And the Workforce Investment Disclosure Act (H.R. 5930) would enable the SEC to require public companies to disclose such things as information about the voluntary turnover or retention rate, the involuntary turnover or retention rate, the internal hiring rate, the internal promotion rate, data on diversity, and any policies and audits related to diversity. Both bills passed the committee by a vote of 33-25 along party lines, with Democrats voting for and Republicans against the bills.

The U.S. Chamber of Commerce has publicly expressed opposition to the bills, while shareholder advocacy groups supported them. In a post on the Harvard Law School Forum on Corporate Governance, Neil Bradley, executive vice president and chief policy officer at the U.S. Chamber of Commerce, argued the workforce bill would mandate reports on information that in many cases isn’t material to a reasonable investor.

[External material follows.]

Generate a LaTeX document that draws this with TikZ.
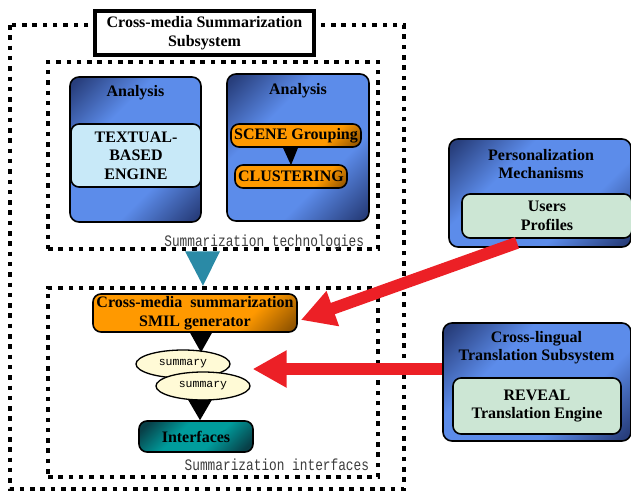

He called the shareholder act an attempt “to glean information to advance other interests through name-and-shame tactics.” He noted from 2010 to 2019, of the 510 political and lobbying spending disclosure proposals submitted to Fortune 250 companies, only two have ultimately received majority support (0.3%). “It is increasingly clear that a super-majority of shareholders, when given the opportunity, reject the disclosure of this information as not material,” he wrote.

In contrast, California Public Employees’ Retirement System (CalPERS), in a letter supporting the bill, said, “political expenditure disclosure is consistent with the SEC’s requirement for public companies to disclose meaningful financial information and would encourage prudent use of corporate shareowner resources for political activities.”